7. The filter apparatus, according to claim 3, characterized in that the cleaned fluid, located in the fluid flow space (66), releases any gas bubbles, like air bubbles, to the respective structure layer (76), which is perforated with the passage points and collects the bubbles for a delivery of the gas close to the fluid level, and said bubbles increase in their volume preferably for the purpose of an easier delivery.

8. The filter apparatus, according to claim 1, characterized in that defined by the upper side of the housing wall (44) and by a lid member (54) of the apparatus, an inflow channel (16) for the fouled fluid is formed, or that the inflow channel (16) is formed by a penetration on the bottom side (46) of the housing wall (44), and that the housing wall (44) connected to the lid member (54) forms a closed circumferential section.

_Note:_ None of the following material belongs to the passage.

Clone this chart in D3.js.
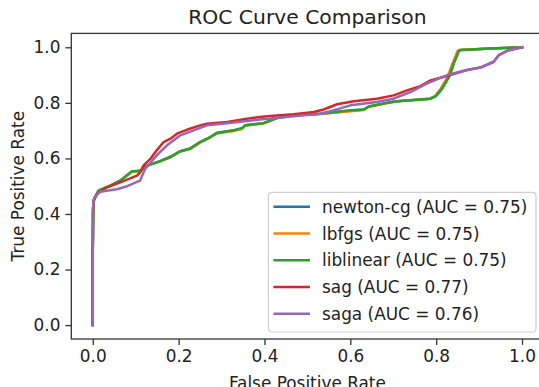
<!DOCTYPE html>
<html>
<head>
<meta charset="utf-8">
<script src="https://cdn.jsdelivr.net/npm/d3@7"></script>
<style>
  body { margin: 0; background: #fff; }
  svg { font-family: "DejaVu Sans", sans-serif; display: block; }
</style>
</head>
<body>
<div id="chart"></div>
<script>
const width = 539
const height = 387
const margin = {top: 33.4, bottom: 48, left: 71.3, right: -4.5}
const netWidth = width - margin.left - margin.right
const netHeight = height - margin.bottom - margin.top

// Data: [fpr, tpr] pairs for each solver
const models = ["newton-cg", "lbfgs", "liblinear", "sag", "saga"]
const aucs = [0.75, 0.75, 0.75, 0.77, 0.76]
const colors = ["#1f77b4", "#ff7f0e", "#2ca02c", "#d62728", "#9467bd"]
const xTicks = [0, 0.2, 0.4, 0.6, 0.8, 1.0]
const yTicks = [0, 0.2, 0.4, 0.6, 0.8, 1.0]

const newtonCgRoc = [[0,0],[0,0.27],[0.002,0.448],[0.0135,0.484],[0.041,0.502],[0.064,0.520],[0.091,0.552],[0.111,0.556],[0.126,0.573],
  [0.157,0.590],[0.181,0.606],[0.204,0.626],[0.227,0.636],[0.250,0.659],[0.274,0.677],[0.289,0.692],[0.328,0.701],[0.348,0.708],
  [0.355,0.719],[0.398,0.727],[0.429,0.745],[0.468,0.755],[0.530,0.761],[0.600,0.772],[0.631,0.776],[0.643,0.787],[0.686,0.800],
  [0.709,0.806],[0.787,0.815],[0.799,0.824],[0.814,0.852],[0.830,0.894],[0.841,0.942],[0.853,0.988],[0.857,0.990],[0.927,0.996],[1,1]]
const lbfgsRoc = [[0,0],[0,0.27],[0.002,0.448],[0.0135,0.484],[0.041,0.502],[0.064,0.520],[0.091,0.552],[0.111,0.556],[0.126,0.573],
  [0.157,0.590],[0.181,0.604],[0.204,0.625],[0.227,0.634],[0.250,0.657],[0.274,0.676],[0.289,0.690],[0.328,0.699],[0.348,0.706],
  [0.355,0.718],[0.398,0.726],[0.429,0.745],[0.468,0.755],[0.530,0.760],[0.600,0.770],[0.631,0.774],[0.643,0.786],[0.686,0.799],
  [0.709,0.806],[0.785,0.815],[0.797,0.824],[0.811,0.852],[0.827,0.894],[0.838,0.942],[0.850,0.988],[0.855,0.990],[0.927,0.996],[1,1]]
const liblinearRoc = [[0,0],[0,0.27],[0.002,0.448],[0.0135,0.484],[0.041,0.502],[0.064,0.520],[0.091,0.554],[0.111,0.556],[0.126,0.574],
  [0.157,0.590],[0.181,0.605],[0.204,0.626],[0.227,0.635],[0.250,0.659],[0.274,0.677],[0.289,0.691],[0.328,0.701],[0.348,0.710],
  [0.355,0.719],[0.398,0.727],[0.429,0.745],[0.468,0.755],[0.530,0.761],[0.600,0.773],[0.631,0.776],[0.643,0.787],[0.686,0.800],
  [0.709,0.806],[0.787,0.815],[0.799,0.824],[0.814,0.852],[0.830,0.894],[0.841,0.942],[0.853,0.988],[0.857,0.990],[0.927,0.996],[1,1]]
const sagRoc = [[0,0],[0,0.40],[0.003,0.455],[0.0096,0.472],[0.033,0.496],[0.064,0.514],[0.103,0.538],[0.111,0.551],[0.118,0.574],
  [0.134,0.598],[0.149,0.629],[0.165,0.659],[0.181,0.671],[0.196,0.689],[0.219,0.703],[0.250,0.719],[0.266,0.725],[0.313,0.731],
  [0.359,0.743],[0.406,0.752],[0.468,0.759],[0.515,0.767],[0.538,0.776],[0.569,0.795],[0.608,0.806],[0.662,0.815],[0.701,0.827],
  [0.732,0.845],[0.763,0.860],[0.787,0.881],[0.818,0.894],[0.872,0.918],[0.903,0.927],[0.934,0.948],[0.946,0.972],[0.966,0.988],[1,1]]
const sagaRoc = [[0,0],[0,0.42],[0.004,0.46],[0.017,0.480],[0.056,0.489],[0.080,0.500],[0.110,0.520],[0.122,0.562],[0.149,0.611],
  [0.173,0.647],[0.204,0.683],[0.235,0.701],[0.266,0.719],[0.313,0.727],[0.390,0.740],[0.468,0.752],[0.530,0.761],[0.561,0.773],
  [0.600,0.791],[0.662,0.803],[0.701,0.815],[0.740,0.839],[0.779,0.870],[0.826,0.900],[0.872,0.918],[0.903,0.927],[0.934,0.948],
  [0.946,0.972],[0.966,0.988],[1,1]]
const curves = [newtonCgRoc, lbfgsRoc, liblinearRoc, sagRoc, sagaRoc]

// Chart groups
const svg = d3.select("div#chart").append("svg").attr("width", width).attr("height", height)
const elementGroup = svg.append("g").attr("transform", `translate(${margin.left}, ${margin.top})`)

const x = d3.scaleLinear().domain([-0.05, 1.05]).range([0, netWidth])
const y = d3.scaleLinear().domain([-0.05, 1.05]).range([netHeight, 0])

const xAxis = d3.axisBottom(x).tickValues(xTicks).tickFormat(d3.format(".1f")).tickSize(5.9).tickPadding(5)
const yAxis = d3.axisLeft(y).tickValues(yTicks).tickFormat(d3.format(".1f")).tickSize(5.9).tickPadding(5)

const xAxisGroup = elementGroup.append("g").attr("transform", `translate(0, ${netHeight})`).call(xAxis)
const yAxisGroup = elementGroup.append("g").call(yAxis)
;[xAxisGroup, yAxisGroup].forEach(g => {
    g.select(".domain").remove()
    g.selectAll("line").attr("stroke", "#333").attr("stroke-width", 1.3)
    g.selectAll("text").attr("font-size", 16.9).attr("fill", "#222").attr("font-family", "DejaVu Sans")
})

// Lines
const line = d3.line().x(d => x(d[0])).y(d => y(d[1]))
elementGroup.append("g").selectAll("path")
    .data(curves)
    .enter().append("path")
    .attr("d", line)
    .attr("fill", "none")
    .attr("stroke", (d, i) => colors[i])
    .attr("stroke-width", 2.5)
    .attr("stroke-linejoin", "round")
    .attr("stroke-linecap", "square")

// Spines
elementGroup.append("rect")
    .attr("x", 0).attr("y", 0).attr("width", netWidth).attr("height", netHeight)
    .attr("fill", "none").attr("stroke", "#333").attr("stroke-width", 1.3)

// Titles
svg.append("text").attr("x", margin.left + netWidth / 2).attr("y", 24)
    .attr("text-anchor", "middle").attr("font-size", 20.3).attr("fill", "#222")
    .text("ROC Curve Comparison")
svg.append("text").attr("x", margin.left + netWidth / 2).attr("y", 389)
    .attr("text-anchor", "middle").attr("font-size", 16.9).attr("fill", "#222")
    .text("False Positive Rate")
svg.append("text").attr("transform", `translate(24, ${margin.top + netHeight / 2}) rotate(-90)`)
    .attr("text-anchor", "middle").attr("font-size", 16.9).attr("fill", "#222")
    .text("True Positive Rate")

// Legend
const legend = svg.append("g").attr("transform", "translate(268.4, 192.4)")
legend.append("rect").attr("width", 267.6).attr("height", 139.6).attr("rx", 3.5)
    .attr("fill", "#fff").attr("fill-opacity", 0.8).attr("stroke", "#d0d0d0").attr("stroke-width", 1.2)
const rows = legend.selectAll("g.row").data(models).enter().append("g").attr("class", "row")
    .attr("transform", (d, i) => `translate(0, ${14.4 + i * 26.75})`)
rows.append("line").attr("x1", 5).attr("x2", 41.6).attr("y1", 0).attr("y2", 0)
    .attr("stroke", (d, i) => colors[i]).attr("stroke-width", 2.5)
rows.append("text").attr("x", 53.6).attr("y", 6).attr("font-size", 16.9).attr("fill", "#222")
    .text((d, i) => `${d} (AUC = ${aucs[i].toFixed(2)})`)
</script>
</body>
</html>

9. The filter apparatus, according to claim 1, characterized in that the housing wall (44) is configured so as to be closed in the direction of its underside (46) and that an additional sleeve (82) is inserted into the fluid flow space (66), with the said sleeve having additional passage points (80) below the expected lowest fluid level (68) and forming up to that point and above this level (68) a closed sleeve surface.

10. A filter element for a filter apparatus, according to claim 1, characterized in that the filter material, preferably in the form of a pleated filter mat (20), is enveloped by a support tube jacket as the sleeve (82), said support tube jacket having at least one additional passage point (80) below the expected minimum fluid level (68) in the reservoir tank (10) and otherwise forming a closed sleeve surface.